Sam Sharpe-USA TODAY Sports

"Analytics haven't won a ballgame." It's exactly the type of cantankerous, old-man-yells-at-cloud statement we've come to expect from Randy Wittman, a coach who's been dragged, kicking and screaming, into this new-fangled analytical basketball revolution. The issue of analytics has dogged Wittman for nearly his entirety of his tenure with the Wizards, ESPN the Magazine ranked the the team 26th, or fourth worst, in last year's "Great Analytics Rankings", and his penchant for long-twos has become a familiar punchline for bloggers and commenters alike.

Its easy then to understand why Wittman's appearance on Kevin Sheehan's ESPN 980 radioshow was met with the usual groans by Wizards fans and the basketball words at large. If you missed it, here's what Randy had to say about the team's use of advanced stats. From The Washington Post's Dan Steinberg:

"I’ve got to coach the team," Wittman went on. "Analytics haven’t won a ballgame. You’ve got to take what you have and put guys in position that they can best succeed at. And there are some things with numbers that help that, but if you see some of the number sheets that we have, it would drive you crazy. But you know what, that’s the world we live in. You can fight that, but that does you no good. Listen, I’ve been in the business 32 years now. We had analytics back in the ’80s, alright? We had numbers. Plus-minus, and guys playing with certain guys, and that’s never changed. It’s just now, for whatever reason … Hey, it’s good for some people. Because guys have gotten a lot of jobs because that of word."

That some of the league's most successful organizations embrace advanced statistics is not up for debate. The Golden State Warriors have taken the league by storm by playing the game to its analytical ideal, eschewing mid-range jumpers for three-pointers and layups. But as the Warriors have moneyballed their way to the league's best record, a pervasive strain of logic has taken hold amongst fans of the league.

This logic, to borrow a phrase from Aaron Carter, goes a little something like this: If winning organizations win because they use advanced statistics, then the inverse must be true as well; and disappointing teams like the Wizards lose because they aren't embracing advanced stats tightly enough. If only they adhered to the analytical script, they'd be contenders just like the Warriors.

This is a misdiagnosis of the Wizards' issues plain and simple, and it's this misdiagnosis, not the analytics movement as a whole that Randy is pushing back against when he says "Analytics haven't won a ballgame." The Wizards have embraced the movement more so than ever this season -- they play fast, space the floor, and turned Kris Humphries into a spot-up shooter, yet despite how dedicated they are to pulling off a convincing Warriors impression, they still find themselves at .500 with 22 games left to play.

Wizards owner Ted Leonsis echoed these sentiments on Thursday, pointing out that despite the team's new style of play, they still lead the league in man games lost and have also played one of the toughest schedules to date.

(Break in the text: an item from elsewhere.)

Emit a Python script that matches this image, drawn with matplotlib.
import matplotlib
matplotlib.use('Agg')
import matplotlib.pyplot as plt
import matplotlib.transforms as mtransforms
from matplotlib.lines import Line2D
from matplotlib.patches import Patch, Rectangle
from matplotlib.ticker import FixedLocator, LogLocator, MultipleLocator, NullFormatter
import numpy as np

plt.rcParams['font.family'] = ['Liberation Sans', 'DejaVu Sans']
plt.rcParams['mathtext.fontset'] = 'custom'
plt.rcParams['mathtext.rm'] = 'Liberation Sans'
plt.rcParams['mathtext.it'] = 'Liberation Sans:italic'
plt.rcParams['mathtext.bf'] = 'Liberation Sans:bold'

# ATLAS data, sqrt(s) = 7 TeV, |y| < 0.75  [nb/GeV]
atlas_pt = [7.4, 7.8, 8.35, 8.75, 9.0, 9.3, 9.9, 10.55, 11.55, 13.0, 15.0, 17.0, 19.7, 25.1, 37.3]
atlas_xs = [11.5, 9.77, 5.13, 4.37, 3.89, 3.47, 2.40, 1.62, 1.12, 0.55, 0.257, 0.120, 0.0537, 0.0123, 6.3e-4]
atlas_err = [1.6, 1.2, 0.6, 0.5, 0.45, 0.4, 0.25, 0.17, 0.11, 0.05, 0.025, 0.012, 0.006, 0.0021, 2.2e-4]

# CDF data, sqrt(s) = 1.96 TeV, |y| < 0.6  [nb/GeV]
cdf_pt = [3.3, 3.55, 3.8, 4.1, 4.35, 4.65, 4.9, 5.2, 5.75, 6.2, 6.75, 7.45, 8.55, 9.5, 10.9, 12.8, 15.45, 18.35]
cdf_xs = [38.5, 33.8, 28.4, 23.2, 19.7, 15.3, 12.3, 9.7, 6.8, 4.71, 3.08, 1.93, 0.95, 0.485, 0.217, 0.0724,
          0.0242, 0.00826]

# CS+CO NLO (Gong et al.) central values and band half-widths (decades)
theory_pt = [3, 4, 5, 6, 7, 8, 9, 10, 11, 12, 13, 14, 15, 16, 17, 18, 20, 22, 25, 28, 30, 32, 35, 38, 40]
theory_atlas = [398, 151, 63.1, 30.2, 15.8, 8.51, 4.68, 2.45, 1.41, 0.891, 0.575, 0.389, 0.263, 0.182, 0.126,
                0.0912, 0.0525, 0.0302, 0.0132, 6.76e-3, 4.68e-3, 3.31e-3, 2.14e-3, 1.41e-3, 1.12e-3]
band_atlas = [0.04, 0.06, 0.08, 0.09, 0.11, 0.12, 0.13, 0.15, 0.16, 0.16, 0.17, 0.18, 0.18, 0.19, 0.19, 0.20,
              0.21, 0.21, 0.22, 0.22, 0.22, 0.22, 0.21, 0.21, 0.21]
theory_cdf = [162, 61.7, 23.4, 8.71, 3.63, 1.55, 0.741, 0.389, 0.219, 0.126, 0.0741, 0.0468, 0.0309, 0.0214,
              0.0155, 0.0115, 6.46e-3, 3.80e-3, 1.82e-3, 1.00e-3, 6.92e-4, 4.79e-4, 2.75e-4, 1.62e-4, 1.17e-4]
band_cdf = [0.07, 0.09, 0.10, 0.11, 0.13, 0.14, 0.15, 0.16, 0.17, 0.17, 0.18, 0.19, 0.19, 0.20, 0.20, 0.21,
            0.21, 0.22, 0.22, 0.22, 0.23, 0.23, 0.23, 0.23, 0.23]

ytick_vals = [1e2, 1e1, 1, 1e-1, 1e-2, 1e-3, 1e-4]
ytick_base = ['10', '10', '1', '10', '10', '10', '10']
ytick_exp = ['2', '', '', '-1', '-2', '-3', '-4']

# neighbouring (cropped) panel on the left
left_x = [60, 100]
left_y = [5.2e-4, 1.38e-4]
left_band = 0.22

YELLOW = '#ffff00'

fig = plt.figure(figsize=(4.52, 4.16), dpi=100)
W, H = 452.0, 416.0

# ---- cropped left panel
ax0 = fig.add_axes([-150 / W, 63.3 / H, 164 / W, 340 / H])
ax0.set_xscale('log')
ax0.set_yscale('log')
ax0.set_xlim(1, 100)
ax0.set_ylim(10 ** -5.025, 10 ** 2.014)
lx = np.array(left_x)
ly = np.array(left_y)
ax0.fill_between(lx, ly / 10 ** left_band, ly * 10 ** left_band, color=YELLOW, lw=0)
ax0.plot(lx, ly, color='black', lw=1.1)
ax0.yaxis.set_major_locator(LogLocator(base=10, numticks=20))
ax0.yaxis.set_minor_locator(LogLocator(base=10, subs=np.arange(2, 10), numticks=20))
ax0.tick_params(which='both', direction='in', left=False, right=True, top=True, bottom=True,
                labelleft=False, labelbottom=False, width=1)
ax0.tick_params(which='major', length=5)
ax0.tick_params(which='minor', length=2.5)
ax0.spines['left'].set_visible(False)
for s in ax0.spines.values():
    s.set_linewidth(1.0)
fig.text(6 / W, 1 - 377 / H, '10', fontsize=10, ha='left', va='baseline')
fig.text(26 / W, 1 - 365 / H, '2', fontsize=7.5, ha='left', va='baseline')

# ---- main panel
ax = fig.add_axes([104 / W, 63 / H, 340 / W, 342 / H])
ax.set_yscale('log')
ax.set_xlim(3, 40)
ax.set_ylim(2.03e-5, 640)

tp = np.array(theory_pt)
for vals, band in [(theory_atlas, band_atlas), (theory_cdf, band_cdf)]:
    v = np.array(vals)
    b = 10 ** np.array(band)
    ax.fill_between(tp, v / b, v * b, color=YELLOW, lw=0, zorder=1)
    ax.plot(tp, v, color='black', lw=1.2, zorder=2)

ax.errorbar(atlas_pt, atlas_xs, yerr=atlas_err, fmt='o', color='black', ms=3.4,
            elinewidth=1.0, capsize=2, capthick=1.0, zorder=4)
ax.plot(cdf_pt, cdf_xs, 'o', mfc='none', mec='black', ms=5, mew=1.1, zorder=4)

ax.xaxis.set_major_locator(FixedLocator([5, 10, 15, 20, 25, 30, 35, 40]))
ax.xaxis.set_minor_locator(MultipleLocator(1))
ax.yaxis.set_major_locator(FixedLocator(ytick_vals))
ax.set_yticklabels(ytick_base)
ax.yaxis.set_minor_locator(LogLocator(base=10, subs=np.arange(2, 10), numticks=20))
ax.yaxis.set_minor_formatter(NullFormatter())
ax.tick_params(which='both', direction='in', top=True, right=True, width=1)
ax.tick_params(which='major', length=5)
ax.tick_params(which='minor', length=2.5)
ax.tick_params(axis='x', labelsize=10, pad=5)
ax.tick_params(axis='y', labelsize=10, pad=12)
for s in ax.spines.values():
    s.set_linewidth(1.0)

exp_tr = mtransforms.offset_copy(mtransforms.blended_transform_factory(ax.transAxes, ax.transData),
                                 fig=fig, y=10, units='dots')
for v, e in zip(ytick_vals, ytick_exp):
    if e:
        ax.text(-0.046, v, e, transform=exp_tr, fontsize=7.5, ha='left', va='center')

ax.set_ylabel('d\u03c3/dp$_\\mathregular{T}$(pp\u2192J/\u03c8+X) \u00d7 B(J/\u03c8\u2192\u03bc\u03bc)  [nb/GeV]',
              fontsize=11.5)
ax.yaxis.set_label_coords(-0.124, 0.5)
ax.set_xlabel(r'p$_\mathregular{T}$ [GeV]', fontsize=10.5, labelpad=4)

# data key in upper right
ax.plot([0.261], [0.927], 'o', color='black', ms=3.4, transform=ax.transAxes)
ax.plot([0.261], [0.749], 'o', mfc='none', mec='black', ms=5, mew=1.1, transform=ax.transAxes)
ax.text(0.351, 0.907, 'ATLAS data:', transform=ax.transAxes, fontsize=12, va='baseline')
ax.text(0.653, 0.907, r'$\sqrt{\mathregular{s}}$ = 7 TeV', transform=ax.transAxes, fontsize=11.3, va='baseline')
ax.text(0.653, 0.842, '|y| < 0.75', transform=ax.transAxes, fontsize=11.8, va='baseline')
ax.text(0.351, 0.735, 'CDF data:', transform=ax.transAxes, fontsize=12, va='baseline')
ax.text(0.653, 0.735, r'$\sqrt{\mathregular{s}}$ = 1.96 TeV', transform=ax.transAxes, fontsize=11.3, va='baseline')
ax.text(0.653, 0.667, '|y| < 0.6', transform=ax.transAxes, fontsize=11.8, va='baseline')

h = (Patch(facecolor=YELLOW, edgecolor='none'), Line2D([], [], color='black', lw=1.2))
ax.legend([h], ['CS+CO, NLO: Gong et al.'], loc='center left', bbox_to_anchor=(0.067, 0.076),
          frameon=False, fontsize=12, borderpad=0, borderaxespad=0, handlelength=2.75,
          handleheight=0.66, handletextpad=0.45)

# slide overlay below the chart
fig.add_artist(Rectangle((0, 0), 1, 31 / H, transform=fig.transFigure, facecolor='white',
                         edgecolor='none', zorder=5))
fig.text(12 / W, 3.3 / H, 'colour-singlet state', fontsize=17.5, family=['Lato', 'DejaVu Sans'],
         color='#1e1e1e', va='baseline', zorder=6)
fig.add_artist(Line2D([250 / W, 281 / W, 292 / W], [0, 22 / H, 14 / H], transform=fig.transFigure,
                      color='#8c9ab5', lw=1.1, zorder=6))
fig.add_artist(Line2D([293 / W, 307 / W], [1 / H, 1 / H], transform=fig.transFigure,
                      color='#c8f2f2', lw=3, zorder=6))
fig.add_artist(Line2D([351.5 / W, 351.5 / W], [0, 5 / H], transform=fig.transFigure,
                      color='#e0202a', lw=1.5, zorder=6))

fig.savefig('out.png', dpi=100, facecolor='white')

There are plenty of things to critique about the Wizards organization, but their embrace of analytics isn't one of them. An analytical approach alone isn't enough to push an organization to contention, they have to have a coach who can implement the goals they outline, players who fit the system, and even then they still need to catch breaks and avoid the injury bug to become one of the league's top teams. Analytics aren't the only deciding factor between teams that win and teams that don't, just ask the Rockets.